Three power play goals is usually more than enough to win any given hockey game, especially when a team has found success in recent games. But to Boston College men’s hockey’s misfortune, it was not enough to beat Maine on Friday night, as BC goaltender Mitch Benson let in five goals while facing just 23 shots.
The Black Bears (14–13–5, 8–9–4 Hockey East) defeated BC (12–13–6, 7–9–5) 6–3 despite the Eagles’ dangerous power play unit—which ranks 10th in the nation—finding the net three times and boasting their offensive firepower.
“We got good looks but not as good as I had hoped,” BC head coach Greg Brown said.
Maine dominated all three zones in the first frame.
In their own end, the Black Bears shut down BC offensively, as only 10 Eagles’ shots managed to find the net. Maine’s skaters put their bodies on the line and blocked seven shots in the period.
Maine scored two highlight-reel goals in the first frame as well.
Aidan Carney punched home a wraparound pass from Reid Pabich 5:15 into the game to set the tone and put Maine on top 1–0, and then Lynden Breen delivered a pinpoint breakout pass to Donavan Houlle, who finished the job, firing the puck past Benson with 1:38 left in the period.
BC tallied the only power play of the period, and the first unit peppered Maine goaltender Victor Ostman with shots, but couldn’t get any past him. Cutter Gauthier rang the pipe and Andre Gasseau missed a mostly open net.
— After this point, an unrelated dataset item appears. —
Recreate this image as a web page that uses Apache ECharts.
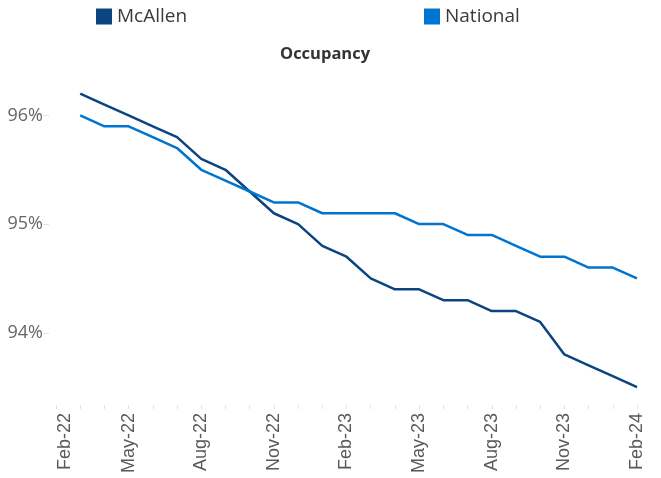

The second unit’s momentum died down after Oskar Jellvik turned the puck over and handed Maine a shorthanded chance on the other end. Jellvik redeemed himself by making a goal-saving defensive play, but still destroyed any chance the Eagles had with the man advantage.
Both squads notched two power play goals in the second period.
First, Maine’s Luke Antonacci fired in a shot from the point 7:52 into the frame on a power play stemming from a Lukas Gustafsson high stick.
Then, Gasseau pounded the puck through Ostman on an assist from Gauthier two minutes later to put the Eagles on the board after Didrick Henbrant registered a hooking penalty.
Henbrant went back to the box just under three minutes later for running over Mitch Benson, and BC’s top power play unit made him pay again with Gauthier cutting the lead to one at 3–2.
“We had a lot of momentum at that point,” Brown said of his team after Gauthier’s goal. “We scored a couple and felt good. We spent a lot of time in the offensive zone, but that one was a momentum swing.”
But Gauthier put Maine on a power play of its own with just over two minutes left in the period after he fell into a scrum with Maine defenseman Lynden Breen, and Nolan Renwich put the Black Bears back up at 4–2.
The Eagles netted their third power play goal in the third period when a Nikita Nesterenko one-timer beat a sprawling Ostman, making it a two-goal game again and sending a response to a Felix Trudeau goal scored earlier in the period.
With four minutes left in the game, BC gave everything it had on another man advantage, but Breen found the empty net off the boards on a clearing attempt to crush the Eagles’ hopes.
After the loss, Maine jumped the Eagles in the Hockey East standings, putting BC in eighth place—the lowest seed that gets to host a game in the Hockey East postseason tournament.
“We gotta be a little sharper,” Brown said. “They’re a heavy team, a hard team to play against. We gotta grind it out a little better.”